While 2025 has largely been a year of quiet accumulation and sideways movement, the groundwork for a potentially historic 2026 is steadily forming. Historically, Bitcoin market cycles have peaked 12–18 months after a halving event, placing 2026 firmly within what many analysts consider the next “golden window.”
With institutional infrastructure now largely in place and macro conditions beginning to shift, several dominant narratives are emerging that could define the next major crypto expansion.
1. The Institutional Era: Beyond the ETF Narrative
The launch of spot Bitcoin and Ethereum ETFs in 2024–2025 marked a turning point. By 2026, the focus may shift from market access to deep integration.
Sustained Capital Flows: Pension funds and wealth managers often require 12–24 months for full due diligence. Many are expected to begin structured allocations rather than tactical exposure.
Product Expansion: Market observers are watching for broader crypto investment vehicles, including multi-asset or ecosystem-based products that extend beyond Bitcoin and Ethereum.
Accounting Clarity: Updated accounting standards expected to take effect in 2025–2026 allow companies to report digital assets at fair market value, removing a long-standing barrier for corporate balance sheets.
This transition could mark the move from speculative inflows to persistent institutional demand.
2. RWA Tokenization: Connecting Traditional Finance to the Chain
Real-World Asset (RWA) tokenization is evolving from experimentation into infrastructure.
Traditional Finance Adoption: Major asset managers have already begun tokenizing treasuries and money market instruments.
Liquidity Unlock: Tokenization of traditionally illiquid assets — such as private credit, real estate, and structured products — could enable continuous, fractional trading on-chain.
If this trend accelerates, RWAs could become one of the largest value bridges between traditional finance and crypto by 2026.
3. AI Meets Blockchain: The Rise of Autonomous Finance
A growing narrative for 2026 is the convergence of artificial intelligence and decentralized systems.

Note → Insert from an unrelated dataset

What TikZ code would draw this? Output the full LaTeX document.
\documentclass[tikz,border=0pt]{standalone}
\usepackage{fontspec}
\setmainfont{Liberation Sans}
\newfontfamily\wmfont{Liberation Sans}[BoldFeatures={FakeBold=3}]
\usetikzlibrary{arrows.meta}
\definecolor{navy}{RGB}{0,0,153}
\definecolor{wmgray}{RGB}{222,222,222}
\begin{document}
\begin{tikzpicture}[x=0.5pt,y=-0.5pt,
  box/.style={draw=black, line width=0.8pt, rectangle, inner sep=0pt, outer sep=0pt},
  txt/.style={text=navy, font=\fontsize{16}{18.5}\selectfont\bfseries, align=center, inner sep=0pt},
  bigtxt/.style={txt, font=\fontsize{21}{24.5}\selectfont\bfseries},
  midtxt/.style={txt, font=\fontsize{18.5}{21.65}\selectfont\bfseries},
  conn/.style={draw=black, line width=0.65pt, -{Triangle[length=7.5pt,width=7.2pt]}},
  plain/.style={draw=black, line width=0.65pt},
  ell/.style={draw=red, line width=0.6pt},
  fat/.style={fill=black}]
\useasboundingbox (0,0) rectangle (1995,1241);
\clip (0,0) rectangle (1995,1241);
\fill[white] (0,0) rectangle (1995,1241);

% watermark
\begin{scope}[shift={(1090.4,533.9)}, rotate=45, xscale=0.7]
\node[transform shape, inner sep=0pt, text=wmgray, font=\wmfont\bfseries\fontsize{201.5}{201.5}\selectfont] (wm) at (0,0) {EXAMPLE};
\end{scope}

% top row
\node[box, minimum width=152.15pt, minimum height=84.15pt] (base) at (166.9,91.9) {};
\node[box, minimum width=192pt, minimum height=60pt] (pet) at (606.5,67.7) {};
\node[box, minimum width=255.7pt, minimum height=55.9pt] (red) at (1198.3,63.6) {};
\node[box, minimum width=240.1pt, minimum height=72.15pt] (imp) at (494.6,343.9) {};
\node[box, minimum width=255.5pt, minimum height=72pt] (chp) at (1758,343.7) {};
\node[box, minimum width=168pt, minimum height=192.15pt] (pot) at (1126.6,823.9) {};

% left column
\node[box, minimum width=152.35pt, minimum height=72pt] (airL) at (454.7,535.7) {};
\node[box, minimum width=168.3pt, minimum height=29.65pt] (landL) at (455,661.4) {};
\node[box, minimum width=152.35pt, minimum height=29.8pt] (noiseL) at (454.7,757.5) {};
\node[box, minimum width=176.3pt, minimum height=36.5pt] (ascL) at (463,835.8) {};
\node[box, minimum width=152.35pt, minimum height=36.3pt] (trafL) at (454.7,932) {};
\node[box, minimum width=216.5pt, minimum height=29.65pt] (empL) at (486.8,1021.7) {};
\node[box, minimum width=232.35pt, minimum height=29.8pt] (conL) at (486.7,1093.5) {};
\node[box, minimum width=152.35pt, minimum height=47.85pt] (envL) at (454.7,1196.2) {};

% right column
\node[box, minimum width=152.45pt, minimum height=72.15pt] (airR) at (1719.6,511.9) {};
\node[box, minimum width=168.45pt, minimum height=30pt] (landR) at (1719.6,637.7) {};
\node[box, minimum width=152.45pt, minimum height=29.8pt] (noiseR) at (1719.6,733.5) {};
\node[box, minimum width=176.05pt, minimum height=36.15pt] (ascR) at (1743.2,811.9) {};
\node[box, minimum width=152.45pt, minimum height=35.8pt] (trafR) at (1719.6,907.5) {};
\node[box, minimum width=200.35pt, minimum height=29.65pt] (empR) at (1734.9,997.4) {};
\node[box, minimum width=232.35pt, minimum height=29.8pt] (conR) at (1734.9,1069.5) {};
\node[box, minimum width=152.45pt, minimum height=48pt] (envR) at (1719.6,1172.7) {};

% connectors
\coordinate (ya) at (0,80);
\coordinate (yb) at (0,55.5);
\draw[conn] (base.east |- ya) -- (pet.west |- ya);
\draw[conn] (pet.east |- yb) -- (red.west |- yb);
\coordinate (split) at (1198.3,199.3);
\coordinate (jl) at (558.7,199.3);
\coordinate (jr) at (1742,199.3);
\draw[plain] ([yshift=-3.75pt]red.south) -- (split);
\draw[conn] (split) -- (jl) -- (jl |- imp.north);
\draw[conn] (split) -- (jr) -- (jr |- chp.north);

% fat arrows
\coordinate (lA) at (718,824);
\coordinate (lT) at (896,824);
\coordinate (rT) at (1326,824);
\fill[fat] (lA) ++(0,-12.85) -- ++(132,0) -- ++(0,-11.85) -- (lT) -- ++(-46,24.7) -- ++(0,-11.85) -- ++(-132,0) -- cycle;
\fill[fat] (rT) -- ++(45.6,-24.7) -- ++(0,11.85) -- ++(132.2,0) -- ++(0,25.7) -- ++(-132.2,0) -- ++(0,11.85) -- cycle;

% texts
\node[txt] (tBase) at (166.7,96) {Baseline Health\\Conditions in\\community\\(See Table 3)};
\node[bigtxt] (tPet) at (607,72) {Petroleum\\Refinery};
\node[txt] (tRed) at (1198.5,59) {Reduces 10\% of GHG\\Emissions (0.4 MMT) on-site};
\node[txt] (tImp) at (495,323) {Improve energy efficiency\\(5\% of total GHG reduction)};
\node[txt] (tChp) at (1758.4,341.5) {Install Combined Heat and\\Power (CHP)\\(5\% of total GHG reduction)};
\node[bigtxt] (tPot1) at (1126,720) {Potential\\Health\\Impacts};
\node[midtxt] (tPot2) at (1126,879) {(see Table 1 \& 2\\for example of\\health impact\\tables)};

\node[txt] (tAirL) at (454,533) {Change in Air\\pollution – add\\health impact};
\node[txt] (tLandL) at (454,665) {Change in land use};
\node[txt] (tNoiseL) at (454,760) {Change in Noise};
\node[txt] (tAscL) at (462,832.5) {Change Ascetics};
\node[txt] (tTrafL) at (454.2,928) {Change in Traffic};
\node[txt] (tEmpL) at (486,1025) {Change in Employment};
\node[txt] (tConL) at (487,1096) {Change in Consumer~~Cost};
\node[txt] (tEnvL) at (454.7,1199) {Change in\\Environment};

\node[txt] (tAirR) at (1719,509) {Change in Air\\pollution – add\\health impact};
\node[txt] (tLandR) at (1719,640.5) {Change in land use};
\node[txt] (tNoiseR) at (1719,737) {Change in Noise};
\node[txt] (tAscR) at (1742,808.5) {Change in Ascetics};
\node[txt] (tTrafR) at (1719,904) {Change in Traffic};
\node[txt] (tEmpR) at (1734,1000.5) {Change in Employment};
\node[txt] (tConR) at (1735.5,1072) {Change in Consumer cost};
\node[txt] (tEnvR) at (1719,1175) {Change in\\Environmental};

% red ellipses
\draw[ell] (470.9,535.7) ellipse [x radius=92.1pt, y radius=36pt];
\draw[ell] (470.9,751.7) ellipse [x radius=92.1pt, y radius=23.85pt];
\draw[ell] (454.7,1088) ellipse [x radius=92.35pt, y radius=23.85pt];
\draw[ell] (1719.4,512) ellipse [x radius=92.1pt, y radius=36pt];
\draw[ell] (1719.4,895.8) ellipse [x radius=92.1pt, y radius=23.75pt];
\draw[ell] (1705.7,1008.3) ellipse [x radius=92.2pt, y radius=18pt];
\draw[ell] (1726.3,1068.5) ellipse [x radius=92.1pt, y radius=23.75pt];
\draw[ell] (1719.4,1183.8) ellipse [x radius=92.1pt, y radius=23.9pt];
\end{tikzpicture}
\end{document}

Autonomous Agents: AI-driven protocols capable of managing portfolios, optimizing yield, and executing strategies autonomously are gaining attention.
DePIN Infrastructure: AI’s demand for compute and storage is fueling decentralized physical infrastructure networks, enabling on-chain coordination of real-world resources such as GPUs and data centers.

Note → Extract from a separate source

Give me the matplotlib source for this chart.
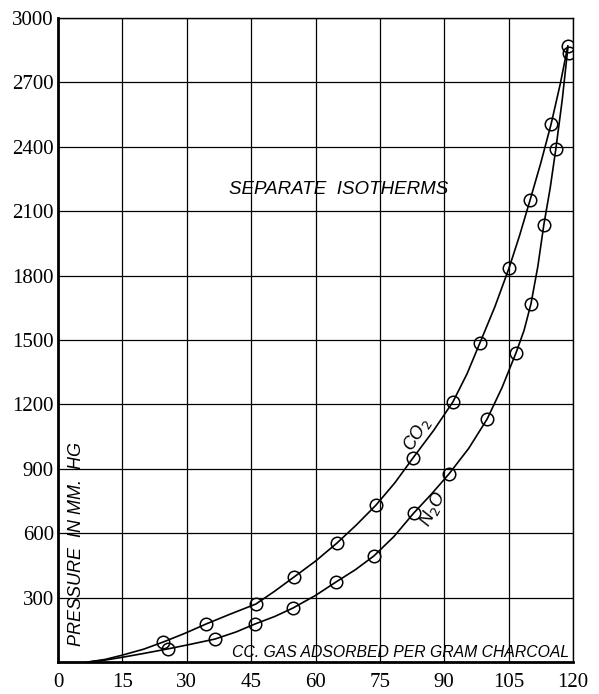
import matplotlib
matplotlib.use('Agg')
import matplotlib.pyplot as plt

# measured points (cc gas adsorbed per gram, pressure mm Hg)
co2_x = [24.5, 34.5, 46.1, 55.0, 65.0, 74.1, 82.7, 92.0, 98.3, 105.1, 110.0, 114.9, 118.8]
co2_y = [93, 177, 270, 396, 554, 731, 950, 1211, 1486, 1835, 2152, 2506, 2870]
n2o_x = [25.6, 36.6, 45.9, 54.8, 64.8, 73.6, 82.9, 91.1, 100.0, 106.7, 110.2, 113.2, 116.0, 119.1]
n2o_y = [61, 107, 177, 252, 373, 494, 694, 876, 1132, 1439, 1668, 2036, 2390, 2837]

# drawn curves
co2_curve_x = [7, 11, 15, 20, 24.5, 29.5, 34.5, 40, 46.1, 50.5, 55.0, 60, 65.0, 69.5, 74.1, 78.5,
               82.7, 87.5, 92.0, 95.3, 98.3, 101.8, 105.1, 107.6, 110.0, 112.5, 114.9, 117, 118.8]
co2_curve_y = [0, 12, 32, 60, 93, 133, 177, 222, 270, 330, 396, 470, 554, 638, 731, 835,
               950, 1078, 1211, 1342, 1486, 1655, 1835, 1990, 2152, 2325, 2506, 2690, 2870]
n2o_curve_x = [7, 11, 15, 20, 25.6, 31, 36.6, 41.5, 45.9, 50.5, 54.8, 60, 64.8, 69.3, 73.6, 78.3,
               82.9, 87, 91.1, 95.7, 100.0, 103.5, 106.7, 108.6, 110.2, 111.8, 113.2, 114.7, 116.0,
               117.5, 118.8]
n2o_curve_y = [0, 9, 22, 40, 61, 83, 107, 140, 177, 212, 252, 310, 373, 430, 494, 585,
               694, 782, 876, 995, 1132, 1280, 1439, 1545, 1668, 1842, 2036, 2210, 2390,
               2620, 2860]

xticks = [0, 15, 30, 45, 60, 75, 90, 105, 120]
yticks = [300, 600, 900, 1200, 1500, 1800, 2100, 2400, 2700, 3000]

fig = plt.figure(figsize=(5.99, 6.94), dpi=100)
ax = fig.add_axes([58 / 599, 1 - 662 / 694, 515 / 599, 644 / 694])

ax.plot(co2_curve_x, co2_curve_y, color='black', lw=1.2)
ax.plot(n2o_curve_x, n2o_curve_y, color='black', lw=1.2)
ax.plot(co2_x, co2_y, 'o', ms=9, mfc='none', mec='black', mew=1.1)
ax.plot(n2o_x, n2o_y, 'o', ms=9, mfc='none', mec='black', mew=1.1)

ax.set_xlim(0, 120)
ax.set_ylim(0, 3000)
ax.set_xticks(xticks)
ax.set_yticks(yticks)
ax.grid(True, color='black', lw=0.9)
ax.tick_params(length=0, labelsize=15)
ax.tick_params(axis='x', pad=8)
ax.tick_params(axis='y', pad=3)
for lab in ax.get_xticklabels() + ax.get_yticklabels():
    lab.set_family('Liberation Serif')
for side in ['left', 'bottom']:
    ax.spines[side].set_linewidth(2)
for side in ['top', 'right']:
    ax.spines[side].set_linewidth(1)

ax.text(65.5, 2200, 'SEPARATE  ISOTHERMS', style='italic', fontsize=13.5,
        family='Liberation Sans', ha='center', va='center')
ax.text(119, 45, 'CC. GAS ADSORBED PER GRAM CHARCOAL', style='italic', fontsize=11.3,
        family='Liberation Sans', ha='right', va='center')
ax.text(4.2, 550, 'PRESSURE  IN MM.  HG', style='italic', fontsize=13,
        family='Liberation Sans', ha='center', va='center', rotation=90)
ax.text(83.6, 1060, r'CO$_2$', style='italic', fontsize=13,
        family='Liberation Sans', ha='center', va='center', rotation=58)
ax.text(87.3, 715, r'N$_2$O', style='italic', fontsize=13,
        family='Liberation Sans', ha='center', va='center', rotation=62)

fig.savefig('out.png', dpi=100)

Rather than replacing blockchain, AI may significantly increase demand for decentralized coordination layers.
4. Macro Conditions: Liquidity Re-Enters the System
Crypto markets remain highly sensitive to global liquidity cycles.
Monetary Policy Shifts: Many forecasts anticipate the end of aggressive tightening cycles before 2026, historically favorable for risk assets.
Debt and Currency Narratives: As global debt levels rise, digital assets like Bitcoin and Ethereum are increasingly discussed as long-term monetary hedges rather than purely speculative instruments.
If liquidity conditions ease, crypto may once again outperform broader risk markets.
5. User Experience, Gaming, and Social Layers
The next adoption wave may be driven less by speculation and more by usability.
Web3 Gaming Evolution: Years of development are now converging toward higher-quality, user-first gaming experiences.
SocialFi Growth: Decentralized social platforms aim to align incentives between users, creators, and networks.
Account Abstraction: Simplified wallets and key management could remove one of crypto’s biggest onboarding frictions, making blockchain applications feel closer to traditional fintech apps.
Mass adoption often follows invisible infrastructure improvements, not headlines.
Market Outlook: A Shift in Structure, Not Just Price
Rather than focusing on specific price levels, many analysts view 2026 as a potential structural inflection point — where institutional participation, real-world utility, and improved user experience converge.
If these narratives mature simultaneously, the next bull market may look fundamentally different from previous cycles: less retail-driven euphoria and more sustained, long-term capital deployment.
Final Thoughts
If earlier cycles were fueled by speculation, the next one may be powered by integration.
2026 may not simply mark another peak — it could represent a regime shift in how crypto fits into the global financial system.
The narratives forming today are likely to determine who leads when momentum returns.